Was bislang undenkbar war, wird nun möglich. Man hört auf zu kontrollieren und unternimmt nichts mehr, um den übermäßigen Alkoholkonsum und dessen Folgen zu verheimlichen. Vielen Angehörigen macht diese Vorstellung große Angst.“ Doch: „Gerade dieses ,Loslassen’ ist oftmals wirkungsvoller als alles Bitten in den Jahren zuvor.“ Also Loslassen statt Fallenlassen?

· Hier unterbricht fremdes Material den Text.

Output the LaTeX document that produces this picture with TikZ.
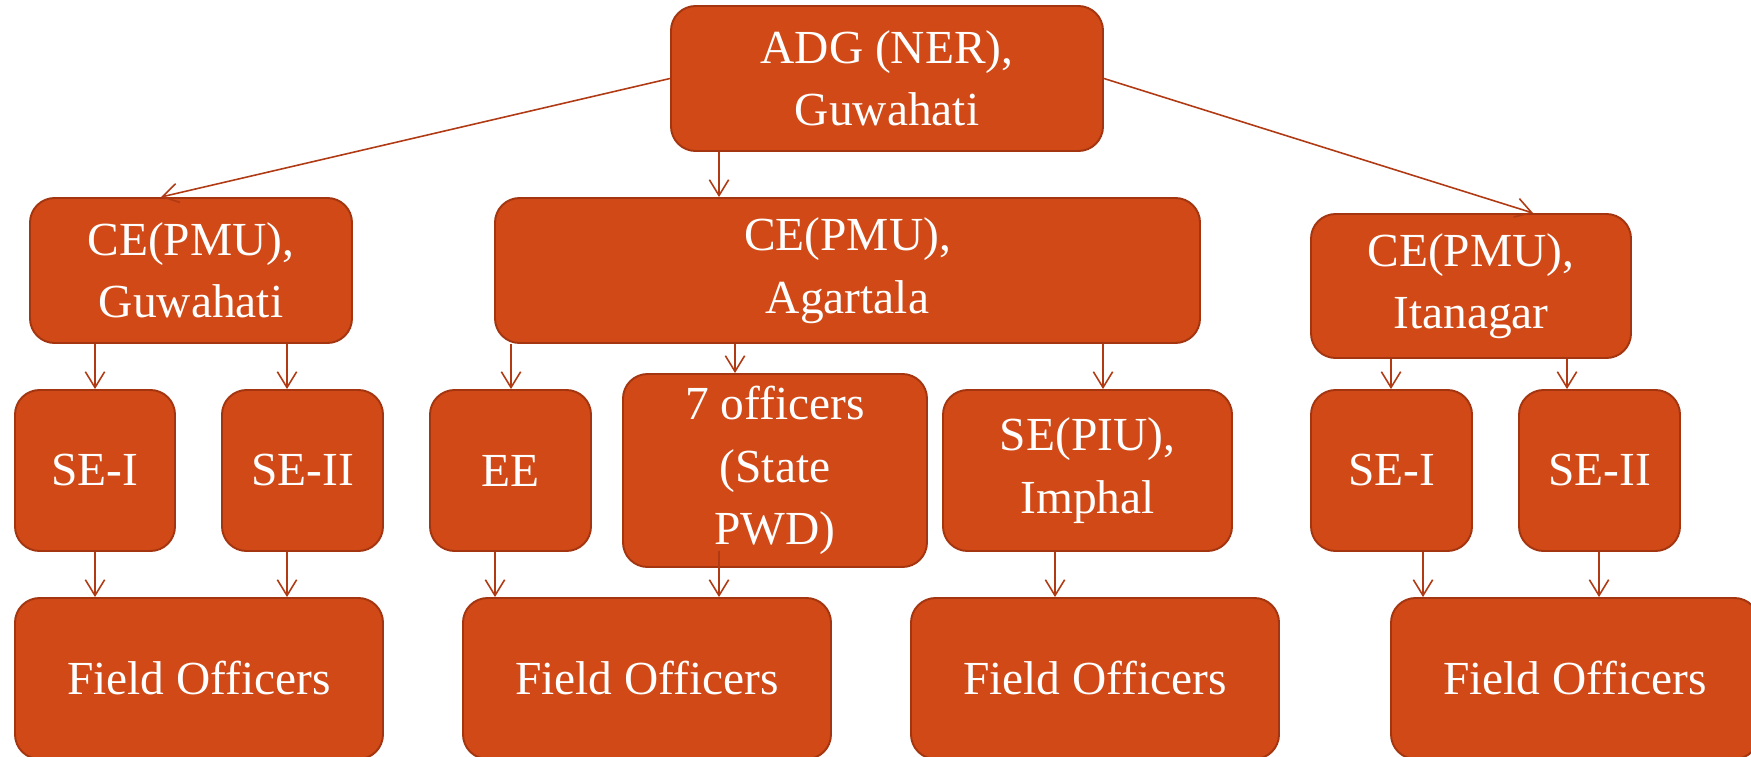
\documentclass[tikz,border=0pt]{standalone}
\usepackage{fontspec}
\setmainfont{Liberation Serif}
\usepackage{tikz}
\usetikzlibrary{arrows.meta,calc}
\definecolor{boxfill}{RGB}{209,73,23}
\definecolor{boxline}{RGB}{163,54,16}
\definecolor{arrline}{RGB}{176,58,20}
\tikzstyle{unit}=[rectangle,rounded corners=14pt,fill=boxfill,draw=boxline,line width=1.1pt,text=white,align=center,inner sep=0pt,font=\fontsize{27}{35.5}\selectfont]
\tikzstyle{arr} = [draw,arrline,line width=0.9pt,-{Straight Barb[length=9pt,width=11pt]}]

\begin{document}
\begin{tikzpicture}[x=0.02cm, y=-0.02cm]
    \useasboundingbox (0,0) rectangle (1751,757);
    \clip (0,0) rectangle (1751,757);

    \foreach \pos/\name/\w/\h/\txt in {{(887,78.5)/adg/432/145/{ADG (NER),\\Guwahati}},
    {(191,270.5)/cegw/322/145/{CE(PMU),\\Guwahati}},{(847.5,270.5)/ceag/705/145/{CE(PMU),\\Agartala}},
    {(1471,286)/ceit/320/144/{CE(PMU),\\Itanagar}},
    {(95,470.5)/sea/160/161/{SE-I}},{(302.5,470.5)/seb/161/161/{SE-II}},
    {(510.5,470.5)/ee/161/161/{EE}},{(775,470.5)/off/304/193/{7 officers\\(State\\PWD)}},
    {(1087.5,470.5)/piu/289/161/{SE(PIU),\\Imphal}},
    {(1391.5,470.5)/sec/161/161/{SE-I}},{(1599.5,470.5)/sed/161/161/{SE-II}},
    {(199,678.5)/foa/368/161/{Field Officers}},{(647,678.5)/fob/368/161/{Field Officers}},
    {(1095,678.5)/foc/368/161/{Field Officers}},{(1575,678.5)/fod/368/161/{Field Officers}}}
    {
        \pgfmathsetmacro\bw{\w*0.02}
        \pgfmathsetmacro\bh{\h*0.02}
        \node[unit,minimum width=\bw cm,minimum height=\bh cm] (\name) at \pos {\txt};
    }

    % top level
    \path[arr] (adg.west) -- (cegw.north -| 161,0);
    \path[arr] (adg.south -| 719,0) -- (ceag.north -| 719,0);
    \path[arr] (adg.east) -- (ceit.north -| 1533,0);

    \foreach \source/\dest/\xx in {cegw/sea/95,cegw/seb/287,ceag/ee/511,ceag/off/735,
    ceag/piu/1103,ceit/sec/1391,ceit/sed/1567,sea/foa/95,seb/foa/287,ee/fob/495,
    piu/foc/1055,sec/fod/1423,sed/fod/1599}
        \path[arr] (\source.south -| \xx,0) -- (\dest.north -| \xx,0);

    \path[arr] ($(off.south -| 719,0)+(0,-17)$) -- (fob.north -| 719,0);
\end{tikzpicture}
\end{document}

Es hilft vielen Suchtkranken, wenn sie Grenzen gesetzt bekommen
Christoph Stichelbach, der im Kamillushaus sehr viel mit den Angehörigen von Suchtkranken zu tun hat, wendet prinzipiell ein: „Der jeweilige Rat, den man Angehörigen geben kann, hängt immer vom individuellen Einzelfall und vom Umfeld ab. Aber vielen Suchtkranken hilft es, wenn sie von nahestehenden Menschen klare Grenzen gesetzt bekommen. Dabei kann das sprichwörtliche Zeigen der „roten Karte“ eine aufrüttelnde Wirkung haben.“ Für am effektivsten hält er Selbsthilfegruppen für Angehörige beziehungsweise für Betroffene und Angehörige: „Dort lernen die Angehörigen den Umgang mit den Suchtkranken, erfahren Grundlegendes über Symptomatik und Dynamik der Suchterkrankung und dadurch auch, sich, wenn nötig, vom Suchtkranken abzugrenzen und die eigenen Bedürfnisse wahrzunehmen.“
"Putzen für Bier" in Essen gestartet
Meine Freundin war nicht tot. Sie war fuchsteufelswild. „Wie konntest du nur die Polizei anrufen?“, brüllte sie mich an, „ich hatte mich bloß was hingelegt!“ Daran, dass sie ihren Selbstmord angekündigt hatte, konnte sie sich nicht mehr erinnern. Die Feuerwehr und der Notarzt sind wieder gefahren. Ich fuhr auch. Als sie wieder nüchtern war, habe ich ihr gesagt, dass sie das nie wieder tun soll. Und wenn doch, dass ich wieder die Polizei anrufen würde. Und dass ich nicht mehr ans Telefon gehe, wenn sie betrunken ist, weil es keinen Sinn macht, dann mit ihr zu sprechen. Dass ich aber gerne mit ihr rede und ihr zuhöre, wenn sie wieder klar ist. Dass wir uns dann treffen können, um etwas zusammen zu unternehmen. Oder einfach nur so, auf einen Kaffee. Ihr letzter Rückfall ist jetzt zwei Wochen her. Sie geht jeden Abend zu den Anonymen Alkoholikern, und sie steht auf der Warteliste für eine neue Therapie. Ob sie es diesmal schafft? Ich hoffe es.